While constitutions themselves vary significantly in terms of size and level of detail – Iceland has a famously short constitution and Brazil a longer and more detailed constitution than most countries – their challenge is to find a design that makes them an accepted supra-layer of rules for lawmaking. When lawmaking is made within expected political horizons, the constitution is the document that sets the limit of those horizons.
It is a widely accepted view that constitutions should formulate ideas and values that are common for the people and, as a consequence, its state. Views vary, however, when it comes to the next function of a constitution: how much further should a constitution regulate power distribution, accountability, and the decision-making process? In situations of internal conflict, not seldom over the formation of the state itself, such functions are critical to the very sustainability of the constitution, should it not be another issue of contestation in times to come.
In this issue of Journal of Autonomy and Security Studies we are given the opportunity to reflect on the role and function of constitutions, and thereby of fundamental state structures, in situations of tension, (mis)management, and challenging power aspirations.
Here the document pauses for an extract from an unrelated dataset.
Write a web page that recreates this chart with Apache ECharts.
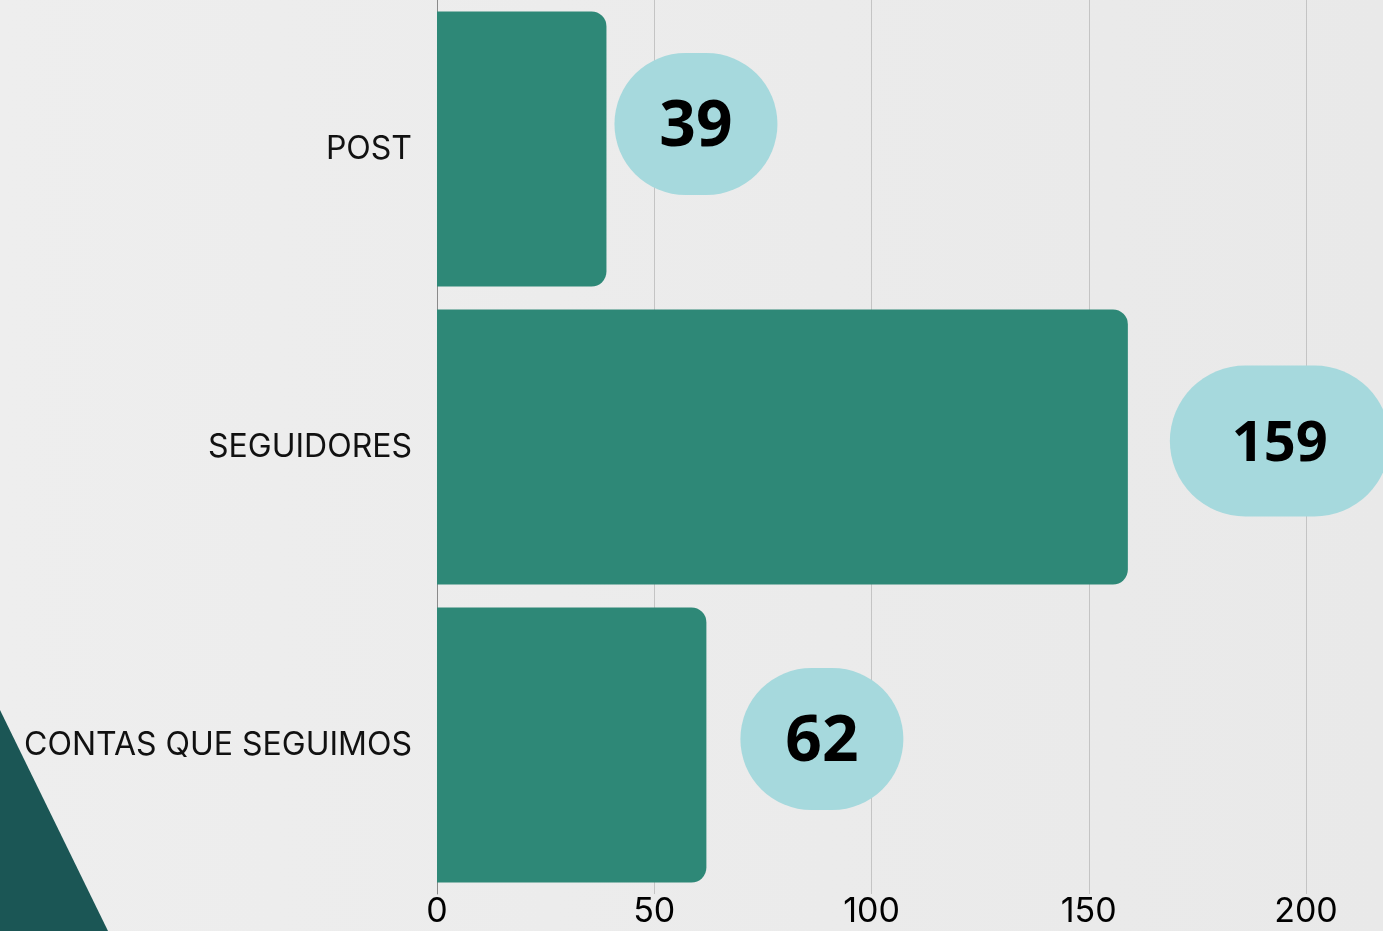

The articles themselves reveal a set of wider issues – wider than the article format allows for – which we may bring further into a more general reflection on state formation principles. In this way, this issue of JASS, for all its content and relevance for specific empirical situations, brings us further into matters that deserve treatment in their own right – such as how constitutions relate to a history of conflict and disaster, an experience so common among states today.